In Singapore, credit card processing fees generally range from 1% to 4% of the transaction amount. This range varies depending on factors such as the type of card used (e.g., standard, premium, corporate), the transaction method (e.g., online, in-person), and the specific payment processor you choose. Some processors may offer lower rates for higher transaction volumes or specific industries.
Are credit card processing fees borne by the merchant or the consumer?
Credit card processing fees are typically paid by the merchant. However, these fees are an operating cost for the business, which can influence how they price their goods and services. For example, merchants may slightly increase prices to partially offset processing fees.
Where do my credit card processing fees go?
Credit card processing fees are distributed among several parties involved in the transaction:
Issuing Bank: A portion, known as the interchange fee, goes to the bank that issued the customer's credit card.
Card Network: Another portion, called the assessment fee, is paid to the card network (e.g., Visa, Mastercard) for their services.

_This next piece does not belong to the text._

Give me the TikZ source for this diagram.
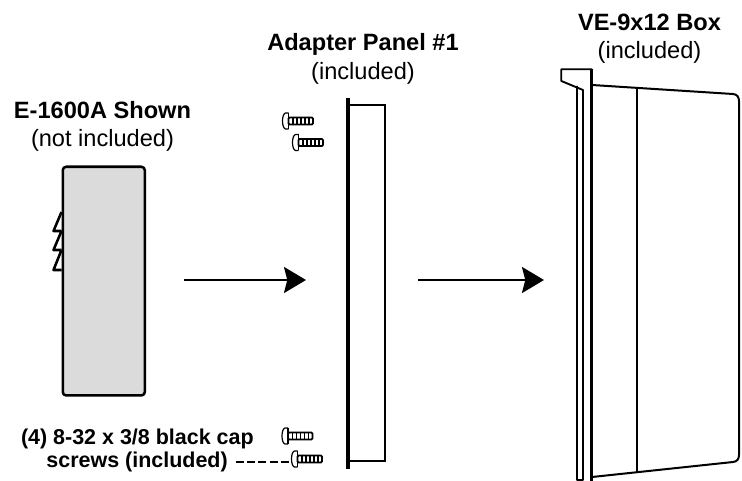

Payment Processor: The remaining portion goes to the payment processor, the company that handles the transaction on behalf of the merchant.
Why are credit card processing fees so high in Singapore?
Credit card processing fees represent the combined costs incurred by the various entities involved in facilitating a credit card transaction. These costs include the issuing bank's risk, the card network's infrastructure, and the payment processor's services. While they may seem high, they enable the convenience and security of credit card transactions.